Alan enjoying the view atop Table Mountain overlooking Cape Town, South Africa.

Alan enjoying the view atop Table Mountain overlooking Cape Town, South Africa.

Alan McCoy
by Madonna Luers

Our current Spokane Audubon Society chapter president Alan McCoy has been a board member “on and off” for about ten years, but he’s been a chapter member since the early ‘80’s when he moved to Spokane.

“I was on the ‘folding committee’ with some of our chapter founders,” he recalls fondly, back in the day when everyone received a paper edition of the Pygmy Owl newsletter in the postal mail. He’s always participated in the Spokane Christmas Bird Count (CBC) and, since the late 90’s, has served as the chapter’s CBC compiler.

Alan’s love of birds and birdwatching has been truly lifelong. His librarian mother started backyard bird feeding and birding when he was born in 1952 in Greensboro, North Carolina, and he learned about birds “through osmosis.” He attended the University of North Carolina in Chapel Hill for a couple of years where he found geography fascinating. He dropped out after two years to try to discover what he wanted to do with his life. He ended up at the University of Utah in Salt Lake City where the author of “Utah Birds,” William H. Behle, taught an ornithology class that Alan took twice. He couldn’t stay awake for the class, but loved the field trips.

“There is a large difference between a birder and an ornithologist,” Alan says. “The excruciating detail that ornithologists must explore is nowhere near as fascinating to me as the sounds, colors and behaviors of living birds in the wild.” He bought his first binoculars in the early 70’s and spent lots of time learning the birds of Utah’s Bear River Migratory Bird Refuge and southern Utah.

Eventually Alan completed a degree in geography at Utah where he met his wife, Audrey Burr, who was working on a Masters in social work. In his early 20’s, he knew that he didn’t want a desk job, that he wanted to work with his hands but use his head, too. He read Studs Terkel’s 1974 book, Working, about the meaning of work, which included an example of a piano tuner.

Despite having no musical background, not even growing up in a home with a piano, he moved to Ohio to attend a piano technician school. “There’s no reason I should be, but I’ve been a piano technician now for the past 40 years,” he says. Perhaps his keen ear for birds works when he tunes pianos.

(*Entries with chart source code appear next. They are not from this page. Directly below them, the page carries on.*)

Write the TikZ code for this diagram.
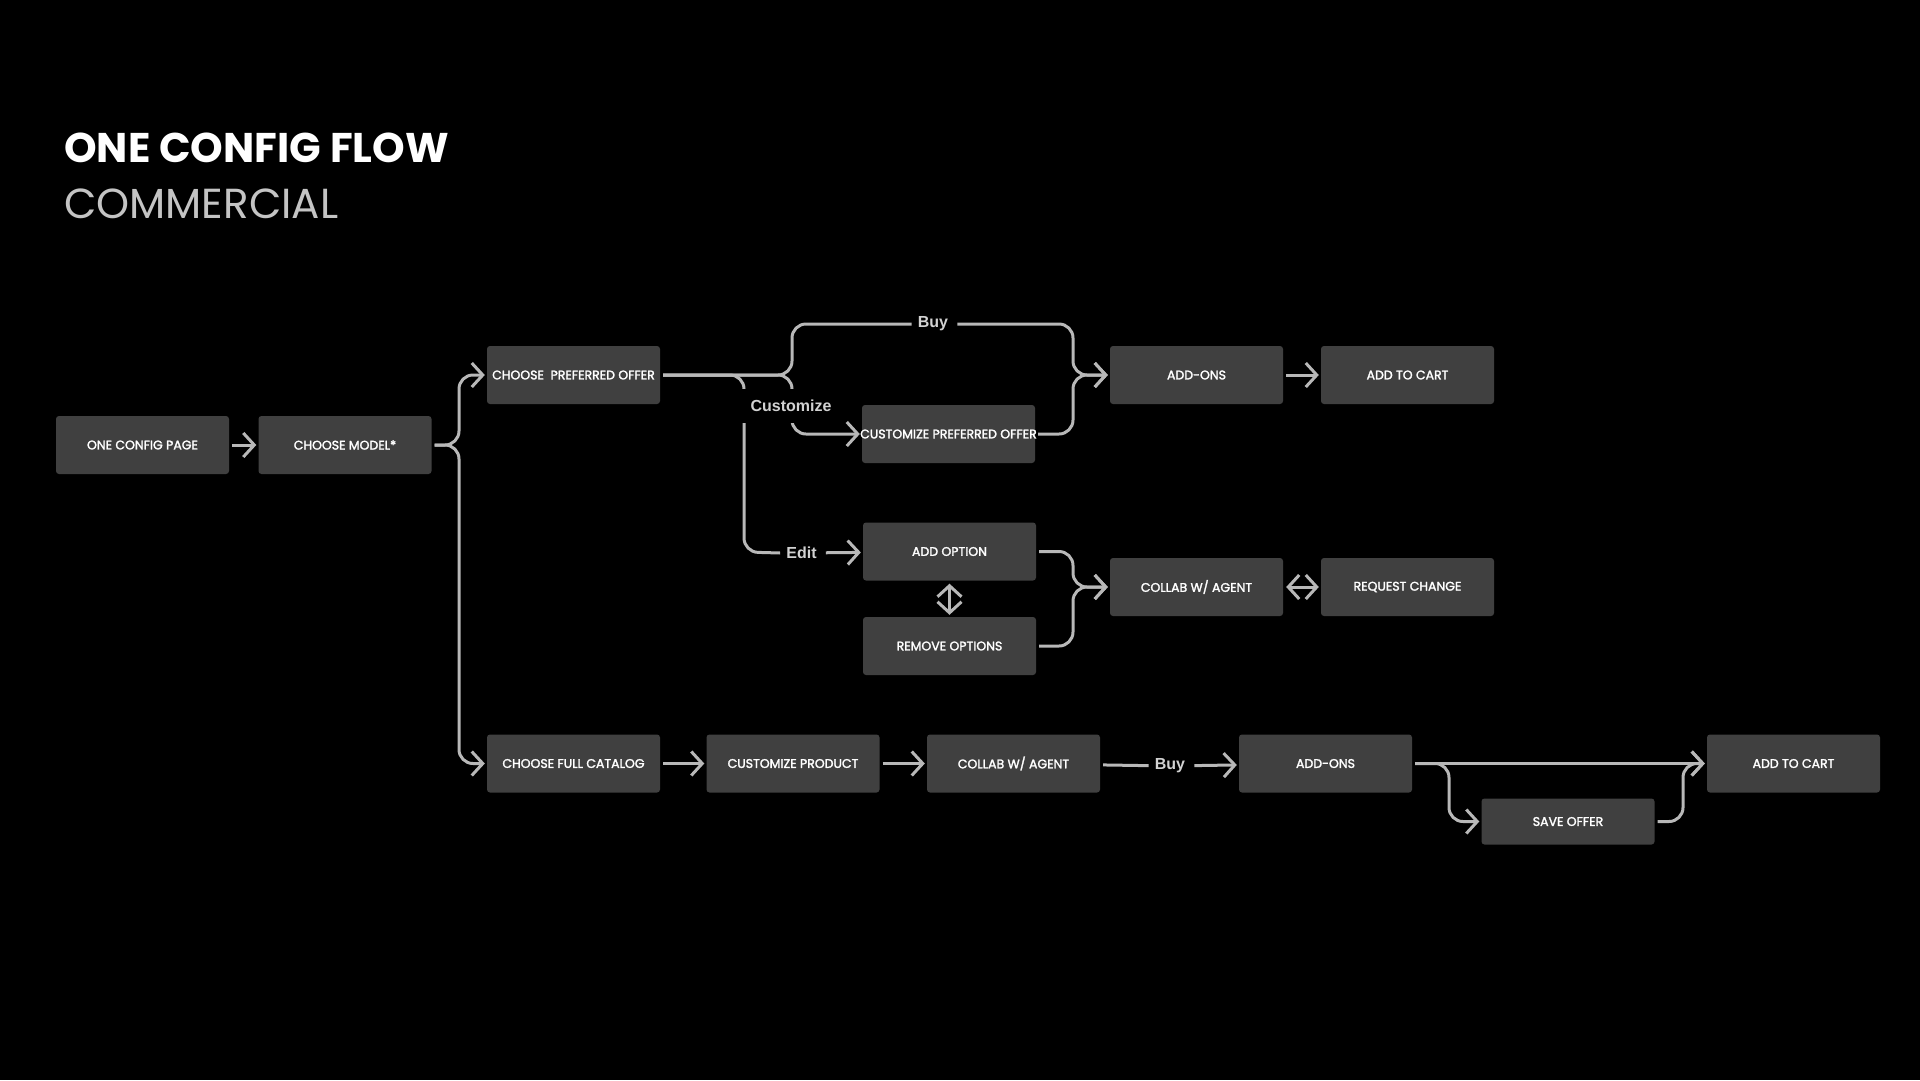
\documentclass[tikz,border=0pt]{standalone}
\usepackage{fontspec}
\setmainfont{Poppins}
\newfontfamily\boxfont{Poppins}[FakeBold=2]
\newfontfamily\labfont{Liberation Sans}
\usetikzlibrary{arrows.meta}

\definecolor{boxgray}{HTML}{404040}
\definecolor{linegray}{HTML}{B8B8B8}
\definecolor{labgray}{HTML}{D2D2D2}
\definecolor{subgray}{HTML}{C4C4C4}

\tikzset{
  box/.style={fill=boxgray, rounded corners=3pt, minimum width=173pt, minimum height=58pt,
    inner sep=0pt, text=white, font=\boxfont\fontsize{12.5}{14}\selectfont},
  plain/.style={draw=linegray, line width=3pt, rounded corners=14pt, shorten <=3pt},
  flow/.style={plain, -{Straight Barb[length=11pt,width=24pt]}, shorten >=2pt},
  both/.style={flow, {Straight Barb[length=11pt,width=24pt]}-{Straight Barb[length=11pt,width=24pt]}},
  choice/.style={text=labgray, font=\labfont\bfseries\fontsize{16}{18}\selectfont, inner xsep=6pt, inner ysep=3pt},
}

\begin{document}
\begin{tikzpicture}[x=1pt,y=1pt]
  \fill[black] (0,0) rectangle (1920,-1080);
  \useasboundingbox (0,0) rectangle (1920,-1080);

  % title
  \node[anchor=base west, inner sep=0pt, text=white, font=\bfseries\fontsize{41.5}{48}\selectfont] (title) at (64,-162) {ONE CONFIG FLOW};
  \node[anchor=base west, inner sep=0pt, text=subgray, font=\fontsize{42}{48}\selectfont] (subtitle) at (64,-218) {COMMERCIAL};

  % boxes
  \node[box] (page) at (142.5,-445) {ONE CONFIG PAGE};
  \node[box] (model) at (345,-445) {CHOOSE MODEL*};
  \node[box] (pref) at (573.5,-375) {CHOOSE\ \ PREFERRED OFFER};
  \node[box] (cpref) at (948.5,-434) {\makebox[173pt][c]{CUSTOMIZE PREFERRED OFFER}};
  \node[box] (addons) at (1196.5,-375) {ADD-ONS};
  \node[box] (cart) at (1407.5,-375) {ADD TO CART};
  \node[box] (addopt) at (949.5,-551.5) {ADD OPTION};
  \node[box] (remopt) at (949.5,-646) {REMOVE OPTIONS};
  \node[box] (agent) at (1196.5,-587) {COLLAB W/ AGENT};
  \node[box] (change) at (1407.5,-587) {REQUEST CHANGE};
  \node[box] (catalog) at (573.5,-763.5) {CHOOSE FULL CATALOG};
  \node[box] (product) at (793,-763.5) {CUSTOMIZE PRODUCT};
  \node[box] (agent2) at (1013.5,-763.5) {COLLAB W/ AGENT};
  \node[box] (addons2) at (1325.5,-763.5) {ADD-ONS};
  \node[box] (cart2) at (1793.5,-763.5) {ADD TO CART};
  \node[box, minimum height=46pt] (save) at (1568,-821.5) {SAVE OFFER};

  % choice labels
  \node[choice] (buy) at (933,-324) {Buy};
  \node[choice] (edit) at (801.5,-553) {Edit};
  \node[choice] (buy2) at (1170,-766) {Buy};

  % start
  \draw[flow] (page) -- (model);
  \draw[flow] (model.east) -| (459,-375) -- (pref.west);
  \draw[flow] (model.east) -| (459,-763.5) -- (catalog.west);

  % preferred offer
  \draw[plain] (pref.east) -- (792,-375) |- (buy.west);
  \draw[flow] (pref.east) -- (792,-375) |- (cpref.west);
  \draw[plain] (pref.east) -| (744,-552) -- (edit.west);
  \draw[flow] (buy.east) -| (1073,-375) -- (addons.west);
  \draw[flow] (cpref.east) -| (1073,-375) -- (addons.west);
  \draw[flow] (addons) -- (cart);
  \draw[flow] (edit) -- (addopt);
  \draw[both] (addopt) -- (remopt);
  \draw[flow] (addopt.east) -| (1073,-587) -- (agent.west);
  \draw[flow] (remopt.east) -| (1073,-587) -- (agent.west);
  \draw[both] (agent) -- (change);
  \node[choice, fill=black, inner xsep=10pt, inner ysep=11pt] (customize) at (791,-406) {Customize};

  % full catalog
  \draw[flow] (catalog) -- (product);
  \draw[flow] (product) -- (agent2);
  \draw[plain] (agent2) -- (buy2);
  \draw[flow] (buy2) -- (addons2);
  \draw[flow] (addons2) -- (cart2);
  \draw[flow] (addons2.east) -| (1449,-821.5) -- (save.west);
  \draw[flow] (save.east) -| (1683,-763.5) -- (cart2.west);
\end{tikzpicture}
\end{document}
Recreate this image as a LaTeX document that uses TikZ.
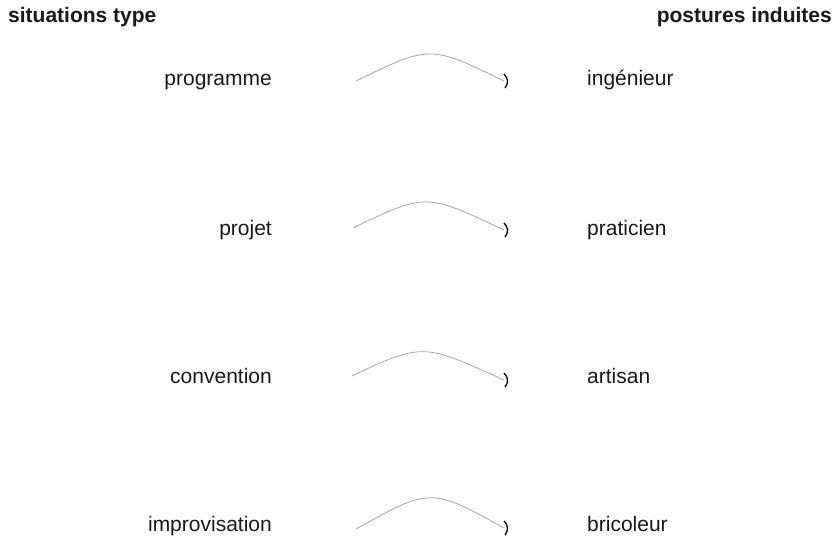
\documentclass[tikz,border=0pt]{standalone}
\usepackage{fontspec}
\setmainfont{Liberation Sans}
\begin{document}
\begin{tikzpicture}[x=1pt,y=-1pt,
  label/.style={inner sep=0pt,font=\fontsize{21}{25}\selectfont,text=black!90},
  header/.style={label,font=\fontsize{21}{25}\selectfont\bfseries},
  link/.style={draw=black!35,line width=0.8pt},
  bracket/.style={draw=black,line width=1.3pt}]
\useasboundingbox (0,0) rectangle (837,540);

% column headings
\node[header,anchor=base west] (hl) at (8,23) {situations type};
\node[header,anchor=base east] (hr) at (832,23) {postures induites};

% situations (left) and postures (right)
\node[label,anchor=base east] (s1) at (272,86) {programme};
\node[label,anchor=base east] (s2) at (272,235) {projet};
\node[label,anchor=base east] (s3) at (272,383) {convention};
\node[label,anchor=base east] (s4) at (272,531) {improvisation};

\node[label,anchor=base west] (p1) at (587,86) {ingénieur};
\node[label,anchor=base west] (p2) at (587,235) {praticien};
\node[label,anchor=base west] (p3) at (587,383) {artisan};
\node[label,anchor=base west] (p4) at (587,531) {bricoleur};

% arc end points
\coordinate (a1) at (356,81);  \coordinate (b1) at (504,81);
\coordinate (a2) at (353,228); \coordinate (b2) at (504,230);
\coordinate (a3) at (352,376); \coordinate (b3) at (504,380);
\coordinate (a4) at (356,529); \coordinate (b4) at (504,528);

% arched links (both control points near the crest), each closed by a ")" mark
\foreach \i/\dl/\dr/\h in {1/74/74/36, 2/74/77/36, 3/73/79/35, 4/74/74/41} {
  \draw[link] (a\i) .. controls +(\dl,-\h) and +(-\dr,-\h) .. (b\i);
  \draw[bracket] (b\i) ++(0,-7) .. controls +(4.5,4) and +(3.5,-4) .. ++(1,14);
}
\end{tikzpicture}
\end{document}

Alan and Audrey, who is from Helena, Montana, ended up in Spokane when they wanted to move west to a small town big enough for employment opportunities for both. Alan started working for piano dealers, churches, schools and private homes. In 2002 he began half-time employment with the music department of Eastern Washington University (EWU) and started contracting piano services for the Spokane Symphony. After 15 years with the symphony, he tired of working on concert weekends and passed that contract to a friend. He plans to retire from EWU on September 30th.

Although he enjoys his own backyard and local birding, Alan has traveled to Ecuador, Costa Rica, Mexico, Florida, the southwest U.S. and Texas to see new birds. During a trip to Panama with Audrey he met an excellent field trip leader, Simon Thompson. Last year he joined Thompson, and a group of birders, just coincidentally from North Carolina, for a trip to South Africa where almost all of the 370 species he saw were “lifers.” That, he says, was outstanding, and rivals his favorite birding experience to Ecuador with his non-birding father.

“Mom couldn’t go on that trip to Ecuador because she was ill,” he recalls. “My one regret is that I never went on a birding field trip with my Mom. We would talk on the phone after Christmas Bird Counts, comparing hers in North Carolina with mine here in Spokane. I remember one year we had the same number of species – 36 – which was terrible for her and good for me!”

Alan doesn’t have a favorite species, but he does love ducks. They’re all beautiful, he says, but the sounds they make are especially endearing, from whistling wings to quacks or funny little noises like the Northern Shoveler’s “fffttt, fffttt, fffttt.”

Alan’s tip for new birders is to go afield with a good birder who is also a patient teacher. He advises getting good binoculars and learning how to use them. When you see a bird, keep your eyes focused only on the bird while bringing the binoculars up to your eyes to avoid losing it.

The top issue for the future of birds and birding is climate change, he says. Habitat loss, window and wind turbine collisions, domestic cat predation and other important issues pale in comparison to our changing climate. He notes the recent massive wildlife losses in Australia’s climate-change-fueled wildfires. But addressing climate change is challenging with a federal government administration that not only refutes the science, he says, but doesn’t understand that economic health is tied to environmental health.

Alan hopes that he brings the “environmental sensibility” that his mother taught him to the chapter. He wants to help educate and inspire others to protect “our lovely planet.” He also hopes to encourage fellow birders to just “stop and smell the roses” -- leave the “busyness” behind and enjoy our fellow creatures.